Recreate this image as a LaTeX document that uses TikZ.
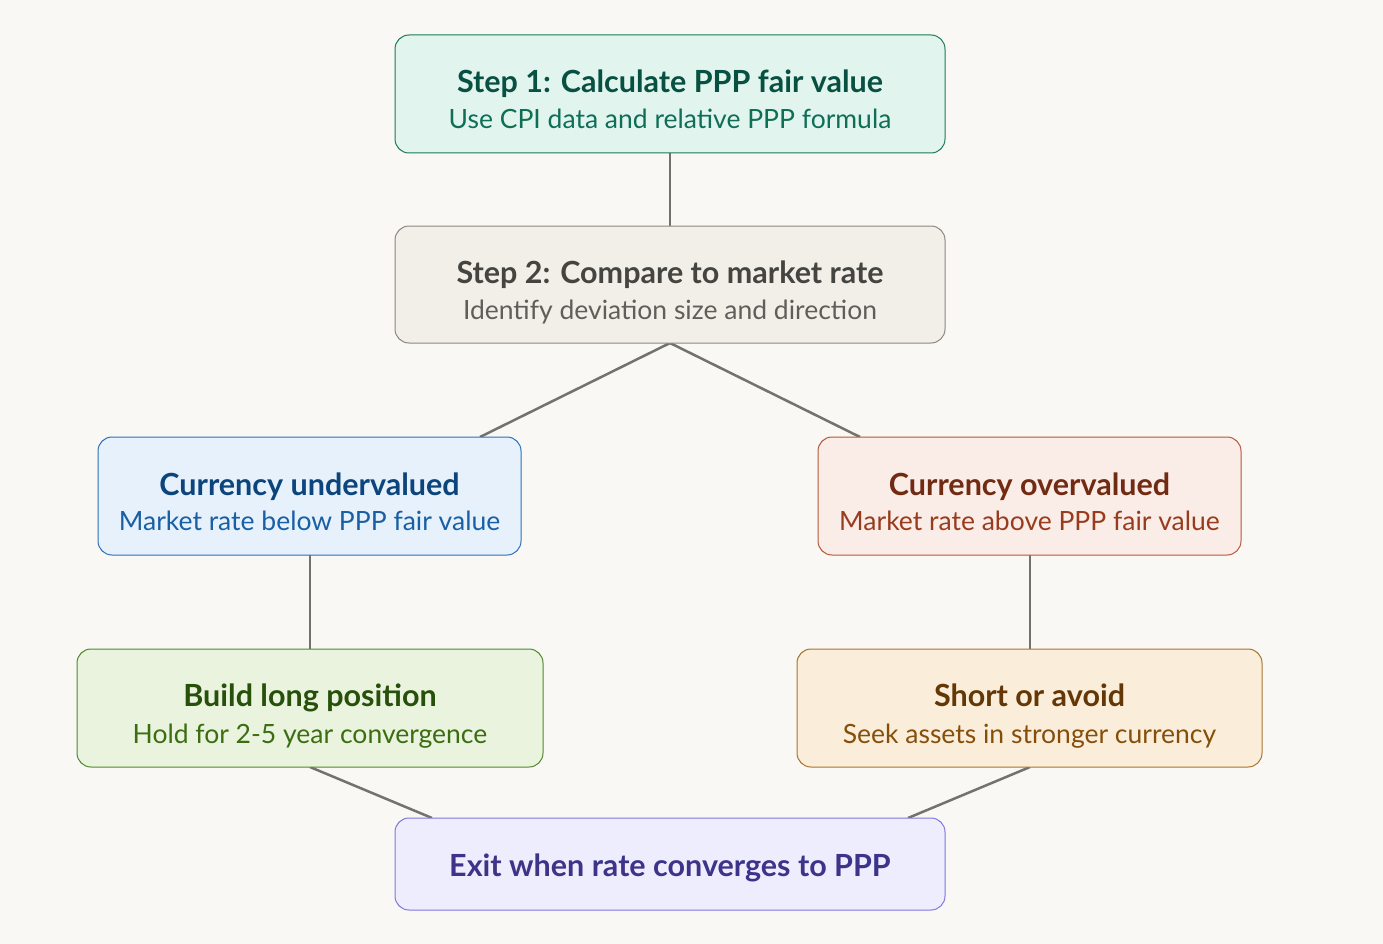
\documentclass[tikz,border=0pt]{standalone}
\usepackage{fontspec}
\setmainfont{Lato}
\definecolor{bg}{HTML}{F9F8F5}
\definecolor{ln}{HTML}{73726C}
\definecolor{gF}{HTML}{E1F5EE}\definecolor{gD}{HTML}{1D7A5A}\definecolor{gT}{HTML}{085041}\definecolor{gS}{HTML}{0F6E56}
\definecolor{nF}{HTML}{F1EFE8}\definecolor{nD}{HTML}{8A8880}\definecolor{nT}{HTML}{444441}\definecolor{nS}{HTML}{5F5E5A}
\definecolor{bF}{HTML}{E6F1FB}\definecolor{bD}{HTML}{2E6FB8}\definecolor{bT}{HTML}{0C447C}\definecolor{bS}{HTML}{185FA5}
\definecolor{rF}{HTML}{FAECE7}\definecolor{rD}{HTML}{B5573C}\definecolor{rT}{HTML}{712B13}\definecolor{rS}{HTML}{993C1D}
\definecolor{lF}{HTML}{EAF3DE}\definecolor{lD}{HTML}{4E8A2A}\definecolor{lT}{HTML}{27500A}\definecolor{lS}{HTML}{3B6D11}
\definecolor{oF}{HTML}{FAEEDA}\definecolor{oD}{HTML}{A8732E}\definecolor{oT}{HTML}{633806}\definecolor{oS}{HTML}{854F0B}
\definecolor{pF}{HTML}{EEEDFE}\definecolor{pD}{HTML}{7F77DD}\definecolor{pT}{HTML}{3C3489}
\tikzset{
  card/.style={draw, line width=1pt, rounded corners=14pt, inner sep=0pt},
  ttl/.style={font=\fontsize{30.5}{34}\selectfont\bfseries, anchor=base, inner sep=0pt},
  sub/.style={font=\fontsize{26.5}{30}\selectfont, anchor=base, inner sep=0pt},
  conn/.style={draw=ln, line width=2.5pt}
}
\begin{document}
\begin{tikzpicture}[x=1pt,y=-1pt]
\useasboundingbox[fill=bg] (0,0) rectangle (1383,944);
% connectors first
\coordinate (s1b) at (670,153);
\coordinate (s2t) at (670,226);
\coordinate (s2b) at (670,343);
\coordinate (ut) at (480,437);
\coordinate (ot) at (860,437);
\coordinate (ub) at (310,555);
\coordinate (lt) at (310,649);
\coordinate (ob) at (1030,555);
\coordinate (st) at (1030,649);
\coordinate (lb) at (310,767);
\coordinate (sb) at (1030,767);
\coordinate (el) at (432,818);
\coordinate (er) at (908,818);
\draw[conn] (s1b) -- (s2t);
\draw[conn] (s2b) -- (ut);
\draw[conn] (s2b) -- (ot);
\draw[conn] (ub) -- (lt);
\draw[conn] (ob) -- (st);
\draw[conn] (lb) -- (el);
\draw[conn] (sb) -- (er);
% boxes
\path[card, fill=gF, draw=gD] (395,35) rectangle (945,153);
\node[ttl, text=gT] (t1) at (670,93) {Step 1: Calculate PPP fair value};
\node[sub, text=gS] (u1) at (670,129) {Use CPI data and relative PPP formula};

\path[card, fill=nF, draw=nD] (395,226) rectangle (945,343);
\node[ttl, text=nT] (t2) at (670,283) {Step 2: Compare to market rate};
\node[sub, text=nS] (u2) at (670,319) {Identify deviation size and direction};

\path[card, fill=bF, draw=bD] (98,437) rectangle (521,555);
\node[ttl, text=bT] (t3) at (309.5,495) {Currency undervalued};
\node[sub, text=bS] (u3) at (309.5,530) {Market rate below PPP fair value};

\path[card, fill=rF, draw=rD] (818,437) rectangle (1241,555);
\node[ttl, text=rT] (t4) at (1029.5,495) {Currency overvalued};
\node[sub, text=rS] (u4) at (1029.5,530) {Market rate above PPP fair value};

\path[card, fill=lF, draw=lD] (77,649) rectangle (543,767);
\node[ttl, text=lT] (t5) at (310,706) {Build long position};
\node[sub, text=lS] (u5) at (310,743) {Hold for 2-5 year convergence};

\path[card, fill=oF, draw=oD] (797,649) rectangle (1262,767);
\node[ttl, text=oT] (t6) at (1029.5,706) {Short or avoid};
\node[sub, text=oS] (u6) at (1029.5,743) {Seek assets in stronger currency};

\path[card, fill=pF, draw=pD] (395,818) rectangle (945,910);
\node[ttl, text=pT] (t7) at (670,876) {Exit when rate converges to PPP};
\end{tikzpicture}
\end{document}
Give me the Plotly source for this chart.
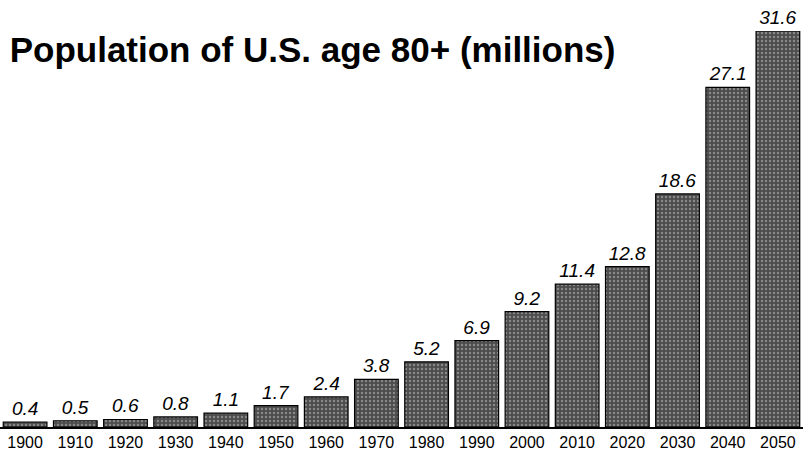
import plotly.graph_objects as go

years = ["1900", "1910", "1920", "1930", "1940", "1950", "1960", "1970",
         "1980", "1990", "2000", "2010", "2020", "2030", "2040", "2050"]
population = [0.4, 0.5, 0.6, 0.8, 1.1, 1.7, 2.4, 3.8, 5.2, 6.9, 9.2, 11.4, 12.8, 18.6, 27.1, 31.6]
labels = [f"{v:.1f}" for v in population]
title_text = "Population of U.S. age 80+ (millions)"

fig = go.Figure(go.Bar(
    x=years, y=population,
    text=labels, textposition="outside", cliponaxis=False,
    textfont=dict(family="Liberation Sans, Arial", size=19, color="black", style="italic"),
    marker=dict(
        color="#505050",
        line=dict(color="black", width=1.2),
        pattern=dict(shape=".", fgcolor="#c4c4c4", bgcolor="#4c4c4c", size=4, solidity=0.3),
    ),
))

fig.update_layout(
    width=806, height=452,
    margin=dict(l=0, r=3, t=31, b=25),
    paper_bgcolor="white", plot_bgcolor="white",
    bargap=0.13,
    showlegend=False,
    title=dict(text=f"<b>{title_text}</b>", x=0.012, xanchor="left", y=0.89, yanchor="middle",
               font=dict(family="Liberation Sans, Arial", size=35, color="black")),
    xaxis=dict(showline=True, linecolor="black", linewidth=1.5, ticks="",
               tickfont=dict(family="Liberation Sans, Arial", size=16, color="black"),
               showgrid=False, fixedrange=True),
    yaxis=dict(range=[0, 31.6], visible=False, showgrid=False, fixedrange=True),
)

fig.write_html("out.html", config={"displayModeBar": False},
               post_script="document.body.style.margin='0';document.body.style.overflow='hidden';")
========
▶ [Task brief]: From the records given above, reproduce all text exactly and exclude each picture.

▶ [Answer to this task]:
Recreate this image as a LaTeX document that uses TikZ.
\documentclass[tikz,border=0pt]{standalone}
\usepackage{fontspec}
\setmainfont{Lato}
\definecolor{bg}{HTML}{F9F8F5}
\definecolor{ln}{HTML}{73726C}
\definecolor{gF}{HTML}{E1F5EE}\definecolor{gD}{HTML}{1D7A5A}\definecolor{gT}{HTML}{085041}\definecolor{gS}{HTML}{0F6E56}
\definecolor{nF}{HTML}{F1EFE8}\definecolor{nD}{HTML}{8A8880}\definecolor{nT}{HTML}{444441}\definecolor{nS}{HTML}{5F5E5A}
\definecolor{bF}{HTML}{E6F1FB}\definecolor{bD}{HTML}{2E6FB8}\definecolor{bT}{HTML}{0C447C}\definecolor{bS}{HTML}{185FA5}
\definecolor{rF}{HTML}{FAECE7}\definecolor{rD}{HTML}{B5573C}\definecolor{rT}{HTML}{712B13}\definecolor{rS}{HTML}{993C1D}
\definecolor{lF}{HTML}{EAF3DE}\definecolor{lD}{HTML}{4E8A2A}\definecolor{lT}{HTML}{27500A}\definecolor{lS}{HTML}{3B6D11}
\definecolor{oF}{HTML}{FAEEDA}\definecolor{oD}{HTML}{A8732E}\definecolor{oT}{HTML}{633806}\definecolor{oS}{HTML}{854F0B}
\definecolor{pF}{HTML}{EEEDFE}\definecolor{pD}{HTML}{7F77DD}\definecolor{pT}{HTML}{3C3489}
\tikzset{
  card/.style={draw, line width=1pt, rounded corners=14pt, inner sep=0pt},
  ttl/.style={font=\fontsize{30.5}{34}\selectfont\bfseries, anchor=base, inner sep=0pt},
  sub/.style={font=\fontsize{26.5}{30}\selectfont, anchor=base, inner sep=0pt},
  conn/.style={draw=ln, line width=2.5pt}
}
\begin{document}
\begin{tikzpicture}[x=1pt,y=-1pt]
\useasboundingbox[fill=bg] (0,0) rectangle (1383,944);
% connectors first
\coordinate (s1b) at (670,153);
\coordinate (s2t) at (670,226);
\coordinate (s2b) at (670,343);
\coordinate (ut) at (480,437);
\coordinate (ot) at (860,437);
\coordinate (ub) at (310,555);
\coordinate (lt) at (310,649);
\coordinate (ob) at (1030,555);
\coordinate (st) at (1030,649);
\coordinate (lb) at (310,767);
\coordinate (sb) at (1030,767);
\coordinate (el) at (432,818);
\coordinate (er) at (908,818);
\draw[conn] (s1b) -- (s2t);
\draw[conn] (s2b) -- (ut);
\draw[conn] (s2b) -- (ot);
\draw[conn] (ub) -- (lt);
\draw[conn] (ob) -- (st);
\draw[conn] (lb) -- (el);
\draw[conn] (sb) -- (er);
% boxes
\path[card, fill=gF, draw=gD] (395,35) rectangle (945,153);
\node[ttl, text=gT] (t1) at (670,93) {Step 1: Calculate PPP fair value};
\node[sub, text=gS] (u1) at (670,129) {Use CPI data and relative PPP formula};

\path[card, fill=nF, draw=nD] (395,226) rectangle (945,343);
\node[ttl, text=nT] (t2) at (670,283) {Step 2: Compare to market rate};
\node[sub, text=nS] (u2) at (670,319) {Identify deviation size and direction};

\path[card, fill=bF, draw=bD] (98,437) rectangle (521,555);
\node[ttl, text=bT] (t3) at (309.5,495) {Currency undervalued};
\node[sub, text=bS] (u3) at (309.5,530) {Market rate below PPP fair value};

\path[card, fill=rF, draw=rD] (818,437) rectangle (1241,555);
\node[ttl, text=rT] (t4) at (1029.5,495) {Currency overvalued};
\node[sub, text=rS] (u4) at (1029.5,530) {Market rate above PPP fair value};

\path[card, fill=lF, draw=lD] (77,649) rectangle (543,767);
\node[ttl, text=lT] (t5) at (310,706) {Build long position};
\node[sub, text=lS] (u5) at (310,743) {Hold for 2-5 year convergence};

\path[card, fill=oF, draw=oD] (797,649) rectangle (1262,767);
\node[ttl, text=oT] (t6) at (1029.5,706) {Short or avoid};
\node[sub, text=oS] (u6) at (1029.5,743) {Seek assets in stronger currency};

\path[card, fill=pF, draw=pD] (395,818) rectangle (945,910);
\node[ttl, text=pT] (t7) at (670,876) {Exit when rate converges to PPP};
\end{tikzpicture}
\end{document}
Give me the Plotly source for this chart.
import plotly.graph_objects as go

years = ["1900", "1910", "1920", "1930", "1940", "1950", "1960", "1970",
         "1980", "1990", "2000", "2010", "2020", "2030", "2040", "2050"]
population = [0.4, 0.5, 0.6, 0.8, 1.1, 1.7, 2.4, 3.8, 5.2, 6.9, 9.2, 11.4, 12.8, 18.6, 27.1, 31.6]
labels = [f"{v:.1f}" for v in population]
title_text = "Population of U.S. age 80+ (millions)"

fig = go.Figure(go.Bar(
    x=years, y=population,
    text=labels, textposition="outside", cliponaxis=False,
    textfont=dict(family="Liberation Sans, Arial", size=19, color="black", style="italic"),
    marker=dict(
        color="#505050",
        line=dict(color="black", width=1.2),
        pattern=dict(shape=".", fgcolor="#c4c4c4", bgcolor="#4c4c4c", size=4, solidity=0.3),
    ),
))

fig.update_layout(
    width=806, height=452,
    margin=dict(l=0, r=3, t=31, b=25),
    paper_bgcolor="white", plot_bgcolor="white",
    bargap=0.13,
    showlegend=False,
    title=dict(text=f"<b>{title_text}</b>", x=0.012, xanchor="left", y=0.89, yanchor="middle",
               font=dict(family="Liberation Sans, Arial", size=35, color="black")),
    xaxis=dict(showline=True, linecolor="black", linewidth=1.5, ticks="",
               tickfont=dict(family="Liberation Sans, Arial", size=16, color="black"),
               showgrid=False, fixedrange=True),
    yaxis=dict(range=[0, 31.6], visible=False, showgrid=False, fixedrange=True),
)

fig.write_html("out.html", config={"displayModeBar": False},
               post_script="document.body.style.margin='0';document.body.style.overflow='hidden';")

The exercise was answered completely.